A prestressed concrete member is the one in which internal stresses are introduced in a planned manner so that the stress resulting from the superimposed loads are counteracted to a desired level. Prestressed concrete is a form of concrete used in construction. It is substantially “pre-stressed” during production, in a manner that strengthens it against tensile forces which will exist when in service.

This compression is produced by the tensioning of high-strength “tendons” located within or adjacent to the concrete and is done to improve the performance of the concrete in service. Tendons may consist of single wires, multi-wire strands, or threaded bars that are most commonly made from high-tensile steels, carbon fiber, or aramid fiber. The essence of prestressed concrete is that once the initial compression has been applied, the resulting material has the characteristics of high-strength concrete when subject to any subsequent compression forces and of ductile high-strength steel when subject to tension forces. This can result in improved structural capacity and/or serviceability compared with conventionally reinforced concrete in many situations In a prestressed concrete member, the internal stresses are introduced in a planned manner so that the stresses resulting from the superimposed loads are counteracted to the desired degree. We can understand the general principle of pre-stressing from the example of barrel construction.

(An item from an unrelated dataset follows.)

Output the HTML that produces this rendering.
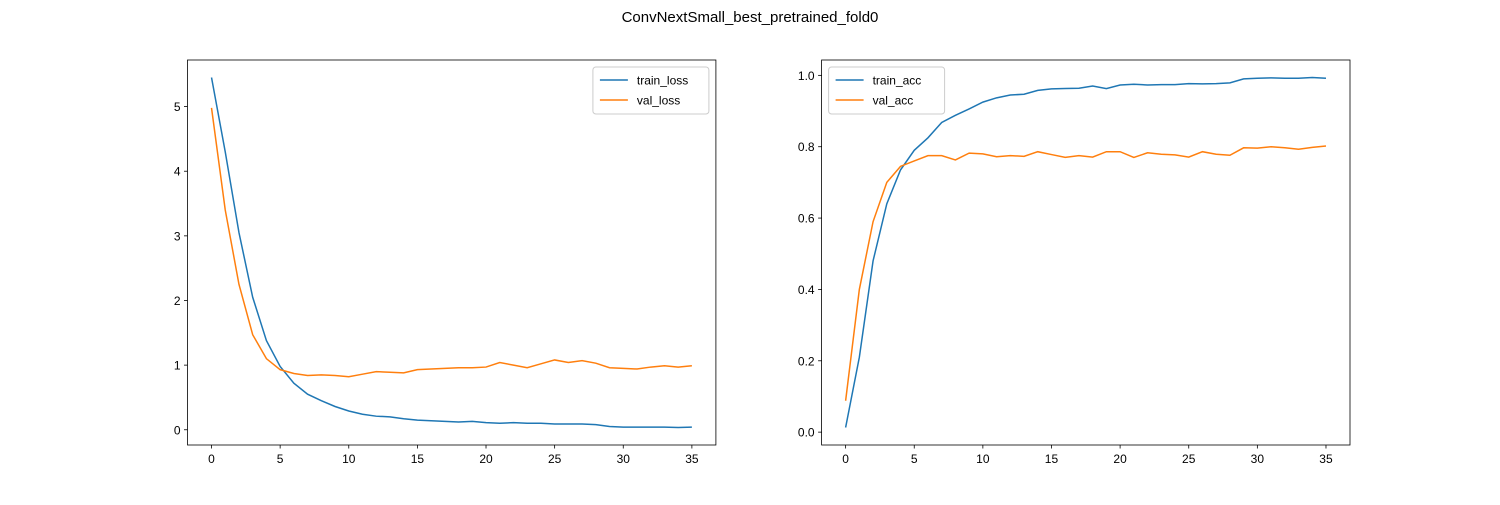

Pre-stressed concrete is used in a wide range of building and civil structures where its improved performance can allow for longer spans, reduced structural thicknesses, and material savings compared with simple reinforced concrete. Typical applications include high-rise buildings, residential slabs, foundation systems, bridge and dam structures, silos and tanks, industrial pavements, and nuclear containment structures. In 1886 Jackson of San Francisco applied for a patent for the construction of artificial stone and concrete pavements, in which pre-stress was introduced by tensioning the reinforcing rods set-in sleeves. Pre-stressed concrete has developed beyond pre-tensioning to include post-tensioning, which occurs after the concrete is cast. Tensioning systems may be classed as either mono strand, where each tendon’s strand or wire is stressed individually, or multi-strand, where all strands or wires in a tendon are stressed simultaneously. Tendons may be located either within the concrete volume (internal prestressing) or wholly outside of it (external prestressing).


  1. Concrete is a homogeneous elastic material.

  2. Within the range of working stresses, both concrete and steel behaves elastically, notwithstanding the small amount of creep which occurs on both the materials under sustained loading.

  3. A plane section before bending is assumed to remain even after bending, which implies linear strain distribution across the depth of the member.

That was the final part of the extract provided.